:: TASK BRIEF ::
Take the lines from the top down to and including the one with "from matplotlib.patches import Rectangle" and repeat them exactly. Omit images.

════════════════════

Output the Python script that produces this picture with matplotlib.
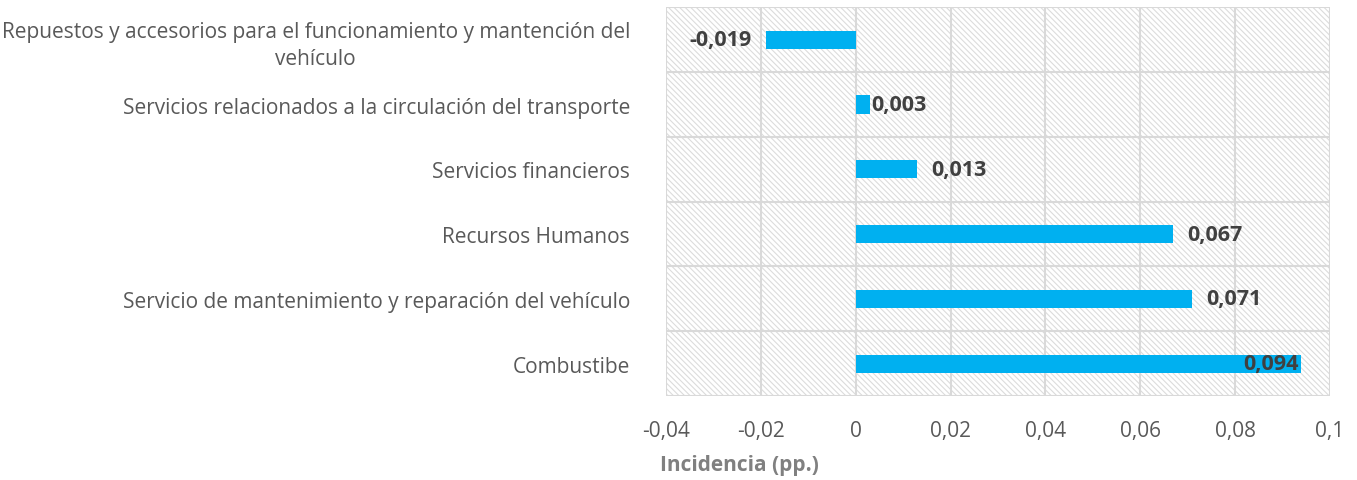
import matplotlib.pyplot as plt
from matplotlib.patches import Rectangle

categories = [
    "Repuestos y accesorios para el funcionamiento y mantención del\nvehículo",
    "Servicios relacionados a la circulación del transporte",
    "Servicios financieros",
    "Recursos Humanos",
    "Servicio de mantenimiento y reparación del vehículo",
    "Combustibe",
]
values = [-0.019, 0.003, 0.013, 0.067, 0.071, 0.094]
labels = ["-0,019", "0,003", "0,013", "0,067", "0,071", "0,094"]
xticks = [-0.04, -0.02, 0, 0.02, 0.04, 0.06, 0.08, 0.1]
xtick_labels = ["-0,04", "-0,02", "0", "0,02", "0,04", "0,06", "0,08", "0,1"]

plt.rcParams["font.family"] = ["Open Sans", "DejaVu Sans"]
plt.rcParams["hatch.linewidth"] = 0.8

fig = plt.figure(figsize=(13.57, 4.81), dpi=100)
ax = fig.add_axes([0.4908, 0.1746, 0.4892, 0.808])

n = len(categories)
ypos = list(range(n - 1, -1, -1))

# hatched background
ax.add_patch(Rectangle((0, 0), 1, 1, transform=ax.transAxes, facecolor="white",
                       edgecolor="#dcdcdc", hatch="\\" * 6, linewidth=0, zorder=0))

ax.barh(ypos, values, height=0.28, color="#00b0f0", zorder=3)

ax.set_xlim(-0.04, 0.1)
ax.set_ylim(-0.5, n - 0.5)
ax.set_xticks(xticks)
ax.set_xticklabels(xtick_labels)
ax.set_yticks(ypos)
ax.set_yticklabels(categories, multialignment="center", linespacing=1.35)
ax.tick_params(axis="both", length=0, labelsize=15, labelcolor="#595959")
ax.tick_params(axis="y", pad=26)
ax.tick_params(axis="x", pad=17)

# grid lines
for x in xticks:
    ax.axvline(x, color="#d9d9d9", linewidth=1.5, zorder=1)
for y in [i - 0.5 for i in range(n + 1)]:
    ax.axhline(y, color="#d9d9d9", linewidth=1.5, zorder=1)
for s in ax.spines.values():
    s.set_visible(False)

ax.set_xlabel("Incidencia (pp.)", fontsize=15, fontweight="bold", color="#808080")
ax.xaxis.set_label_coords(0.111, -0.15)

# data labels
for y, v, lab in zip(ypos, values, labels):
    if v < 0:
        ax.text(v - 0.003, y, lab, ha="right", va="center", fontsize=15.5,
                fontweight="bold", color="#404040", zorder=4)
    elif v > 0.09:
        ax.text(v - 0.0005, y, lab, ha="right", va="center", fontsize=15.5,
                fontweight="bold", color="#404040", zorder=4)
    elif v < 0.005:
        ax.text(v + 0.0003, y, lab, ha="left", va="center", fontsize=15.5,
                fontweight="bold", color="#404040", zorder=4)
    else:
        ax.text(v + 0.003, y, lab, ha="left", va="center", fontsize=15.5,
                fontweight="bold", color="#404040", zorder=4)

fig.savefig("out.png", dpi=100)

════════════════════

:: SOLUTION TO THIS PROBLEM ::
Output the Python script that produces this picture with matplotlib.
import matplotlib.pyplot as plt
from matplotlib.patches import Rectangle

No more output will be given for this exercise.